The Iran Equilibrium
Can you game theory out the current situation with Iran (protests, brutal crackdown, US amassing troops and threatening major action)? Solve for the equilibrium?
Asked while scrolling through conflicting headlines, trying to find the signal in the noise.
Hesitate and you fall; commit to repression and you might survive. That's the lesson the Iranian regime took from watching the Shah waver his way out of power, and it shapes everything. Their dominant strategy in a domestic-only game is brutal crackdown, maximum force until the protests exhaust themselves. History backs this up—authoritarian regimes that waver tend to collapse, while those that commit fully often hold on.
But the regime isn't playing alone. The protesters are running a classic coordination game with a tipping point. If enough people protest, the regime can't arrest everyone and the security forces might defect. If too few show up, everyone who does gets killed or imprisoned. Each individual's best move depends entirely on their beliefs about what others will do. The equilibrium is either "mass sustained protest" or "stay home"—the middle ground is unstable. Right now they're trying to push past the tipping point, and the regime is trying to prevent that threshold from being reached through selective, terrifying violence.
The US is the wildcard. Amassing troops and threatening action creates multiple possible interpretations. The regime might read it as: "If we crack down too visibly, we invite intervention"—modulating their behavior at the margins, fewer public atrocities, more quiet disappearances. Or they might read it as domestic posturing and ignore it entirely. Or—and this is the dangerous one—they might read it as: "We're going to be attacked anyway, so we might as well accelerate nuclear development as a deterrent." Which interpretation wins depends on American credibility—badly degraded by decades of unenforced "red lines," but the regime can never be sure which president will be the one who actually means it.

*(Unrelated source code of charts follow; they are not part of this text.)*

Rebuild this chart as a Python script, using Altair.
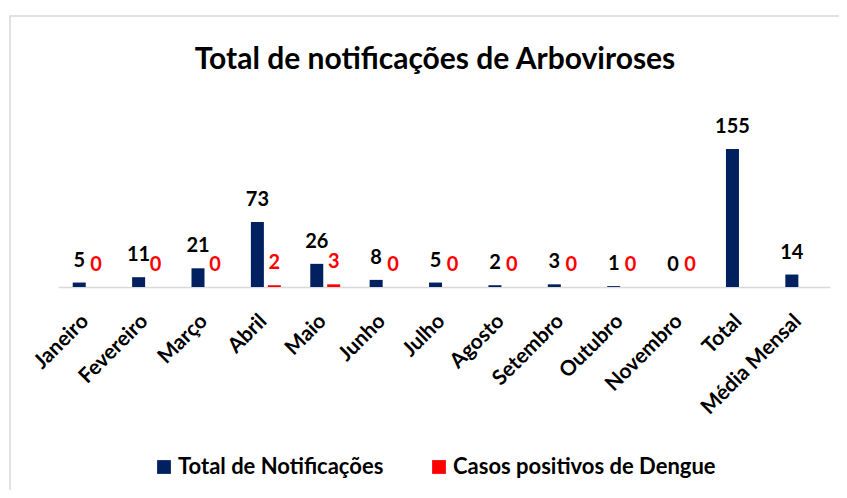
import altair as alt
import pandas as pd

categorias = ["Janeiro", "Fevereiro", "Março", "Abril", "Maio", "Junho", "Julho",
              "Agosto", "Setembro", "Outubro", "Novembro", "Total", "Média Mensal"]
total_notificacoes = [5, 11, 21, 73, 26, 8, 5, 2, 3, 1, 0, 155, 14]
casos_dengue = [0, 0, 0, 2, 3, 0, 0, 0, 0, 0, 0, None, None]
series = ["Total de Notificações", "Casos positivos de Dengue"]
cores = ["#002060", "#FF0000"]
cores_texto = ["#000000", "#FF0000"]

rows = []
for c, t, d in zip(categorias, total_notificacoes, casos_dengue):
    rows.append({"cat": c, "serie": series[0], "valor": t})
    if d is not None:
        rows.append({"cat": c, "serie": series[1], "valor": d})
df = pd.DataFrame(rows)

FONT = "Lato"

x_enc = alt.X("cat:N", sort=categorias, title=None,
              scale=alt.Scale(paddingInner=0.43, paddingOuter=0.215),
              axis=alt.Axis(labelAngle=-45, labelFont=FONT, labelFontSize=21,
                            labelFontWeight="bold", labelColor="#000000",
                            labelPadding=23, labelOffset=-10, ticks=False,
                            domainColor="#d9d9d9", domainWidth=1.5, grid=False))
xoff = alt.XOffset("serie:N", sort=series, scale=alt.Scale(domain=series))
y_enc = alt.Y("valor:Q", scale=alt.Scale(domain=[0, 210]), axis=None)

base = alt.Chart(df)

bars = base.mark_bar(size=13).encode(
    x=x_enc, xOffset=xoff, y=y_enc,
    color=alt.Color("serie:N", sort=series,
                    scale=alt.Scale(domain=series, range=cores),
                    legend=alt.Legend(title=None, orient="none", direction="horizontal",
                                      legendX=95, legendY=356,
                                      symbolType="square", symbolSize=190,
                                      symbolStrokeWidth=0, labelOffset=3,
                                      labelFont=FONT, labelFontSize=22,
                                      labelFontWeight="bold", labelColor="#000000",
                                      columnPadding=44, labelLimit=400)),
)

labels = base.mark_text(font=FONT, fontSize=20, fontWeight="bold",
                        baseline="bottom", dy=-12).encode(
    x=x_enc, xOffset=xoff, y=y_enc,
    text=alt.Text("valor:Q"),
    color=alt.Color("serie:N", sort=series,
                    scale=alt.Scale(domain=series, range=cores_texto), legend=None),
)

frame = alt.Chart(pd.DataFrame({"a": [0]})).mark_rect(
    fill=None, stroke="#d9d9d9", strokeWidth=1.5).encode(
    x=alt.value(-48), x2=alt.value(820), y=alt.value(-84), y2=alt.value(420))

chart = alt.layer(frame, bars, labels).resolve_scale(color="independent").properties(
    width=772, height=187,
    title=alt.TitleParams("Total de notificações de Arboviroses", font=FONT,
                          fontSize=30, fontWeight="bold", color="#000000",
                          anchor="middle", offset=0, dy=60, dx=-9),
    autosize=alt.AutoSizeParams(type="none"),
    padding={"left": 50, "top": 92, "right": 9, "bottom": 203},
).configure_view(stroke=None)

chart.save("out.html", embed_options={"renderer": "svg", "actions": False})
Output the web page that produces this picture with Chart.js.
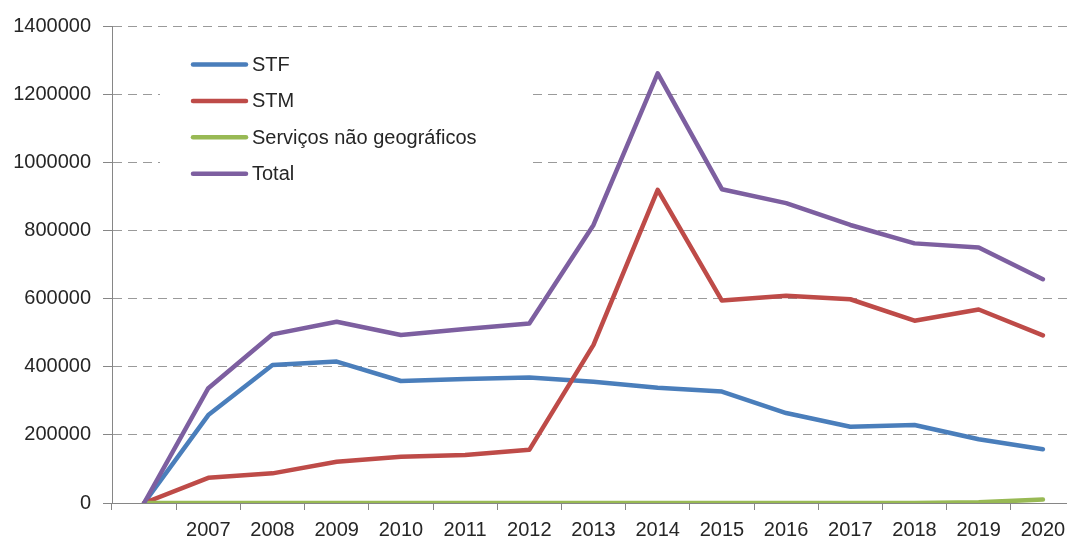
<!DOCTYPE html>
<html>
<head>
<meta charset="utf-8">
<script src="https://cdn.jsdelivr.net/npm/chart.js@4.4.0/dist/chart.umd.min.js"></script>
<style>
  html, body { margin: 0; padding: 0; background: #fff; overflow: hidden; }
  #wrap { width: 1067px; height: 538px; overflow: hidden; }
</style>
</head>
<body>
<div id="wrap"><canvas id="chart" width="1075" height="538"></canvas></div>
<script>
// categories (first slot is the empty start point)
const years = ["", "2007", "2008", "2009", "2010", "2011", "2012", "2013", "2014", "2015", "2016", "2017", "2018", "2019", "2020"];

const stf = [0, 258000, 405000, 415000, 358000, 364000, 368000, 356000, 338000, 327000, 264000, 224000, 229000, 187000, 158000];
const stm = [0, 74000, 87000, 121000, 136000, 141000, 156000, 464000, 919000, 594000, 608000, 598000, 535000, 568000, 492000];
const naoGeo = [0, 0, 0, 0, 0, 0, 0, 0, 0, 0, 0, 0, 0, 2000, 10000];
const total = [0, 337000, 495000, 532000, 493000, 511000, 527000, 816000, 1261000, 921000, 880000, 816000, 762000, 750000, 657000];

const seriesNames = ["STF", "STM", "Serviços não geográficos", "Total"];
const seriesColors = ["#4A7EBB", "#BE4B48", "#98B954", "#7D5FA0"];

const FONT = "'Liberation Sans', Arial, sans-serif";
const textColor = "#262626";
const axisColor = "#868686";

// legend drawn inside the plot on a white box, like the original
const insideLegend = {
    id: "insideLegend",
    afterDatasetsDraw(chart) {
        const ctx = chart.ctx;
        ctx.save();
        ctx.fillStyle = "#ffffff";
        ctx.fillRect(160, 42, 372, 154);
        ctx.font = "20px " + FONT;
        ctx.textBaseline = "middle";
        ctx.textAlign = "left";
        seriesNames.forEach((name, i) => {
            const y = 64.5 + i * 36.4;
            ctx.strokeStyle = seriesColors[i];
            ctx.lineWidth = 4.5;
            ctx.lineCap = "round";
            ctx.beginPath();
            ctx.moveTo(193, y);
            ctx.lineTo(246, y);
            ctx.stroke();
            ctx.fillStyle = textColor;
            ctx.fillText(name, 252, y + 1);
        });
        ctx.restore();
    }
};

const dataLists = [stf, stm, naoGeo, total];

new Chart(document.getElementById("chart"), {
    type: "line",
    data: {
        labels: years,
        datasets: dataLists.map((d, i) => ({
            label: seriesNames[i],
            data: d,
            borderColor: seriesColors[i],
            backgroundColor: seriesColors[i],
            borderWidth: 4.5,
            pointRadius: 0,
            tension: 0,
            borderCapStyle: "round",
            borderJoinStyle: "round",
            order: 3 - i
        }))
    },
    options: {
        responsive: false,
        animation: false,
        layout: { padding: { top: 26, right: 0, left: 0, bottom: 0 } },
        plugins: {
            legend: { display: false },
            tooltip: { enabled: false }
        },
        scales: {
            x: {
                type: "category",
                offset: true,
                grid: {
                    offset: true,
                    drawOnChartArea: false,
                    drawTicks: true,
                    tickLength: 7,
                    color: axisColor
                },
                border: { color: axisColor, width: 1 },
                ticks: {
                    autoSkip: false,
                    maxRotation: 0,
                    padding: 8,
                    color: textColor,
                    font: { family: FONT, size: 20 }
                },
                afterFit(scale) { scale.height = 35; }
            },
            y: {
                min: 0,
                max: 1400000,
                ticks: {
                    stepSize: 200000,
                    padding: 12,
                    color: textColor,
                    font: { family: FONT, size: 20 },
                    callback: v => String(v)
                },
                grid: {
                    color: "#9A9A9A",
                    lineWidth: 1,
                    tickColor: axisColor,
                    tickLength: 9,
                    tickBorderDash: []
                },
                border: { color: axisColor, width: 1, dash: [9, 6] },
                afterFit(scale) { scale.width = 112; }
            }
        }
    },
    plugins: [insideLegend]
});
</script>
</body>
</html>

The most likely stable outcome is grim: regime survives through sustained repression, the US doesn't intervene in the domestic situation, protests eventually exhaust themselves. Most authoritarian crackdowns end here, and the historical base rate favors it if the US threat isn't credible and protesters can't maintain coordination over months or years.
The alternative stable point is regime change, but that requires the coordination game to tip—which usually needs a focal event, something that makes everyone simultaneously believe everyone else will show up tomorrow. A martyr whose name becomes a rallying cry. A defection by a visible general. These moments are impossible to predict but unmistakable when they arrive.
US intervention could theoretically change the payoff structure entirely, making regime survival strategies that work against domestic protest suddenly inadequate. But the Iraq precedent looms so large—massive uncertainty about what comes after—that American policymakers have been deeply reluctant to roll those dice again. The troop buildup reads less like preparation for regime-change intervention and more like deterrence against nuclear breakout. Which means the most plausible trajectory is managed stalemate: regime cracks down hard enough to survive, US accepts a near-threshold Iran as preferable to war, protests continue at low burn. Everyone adjusts to a bad situation because the alternatives look worse.
Here's what that means for the protesters: they're fighting a coordination problem that probably won't tip without external support or security-force fracture, and the current equilibrium provides neither. The base rate says they lose. But base rates are just histories of past games, and every revolution that succeeded looked impossible until a general defected or a name caught fire and everyone suddenly believed everyone else would show up.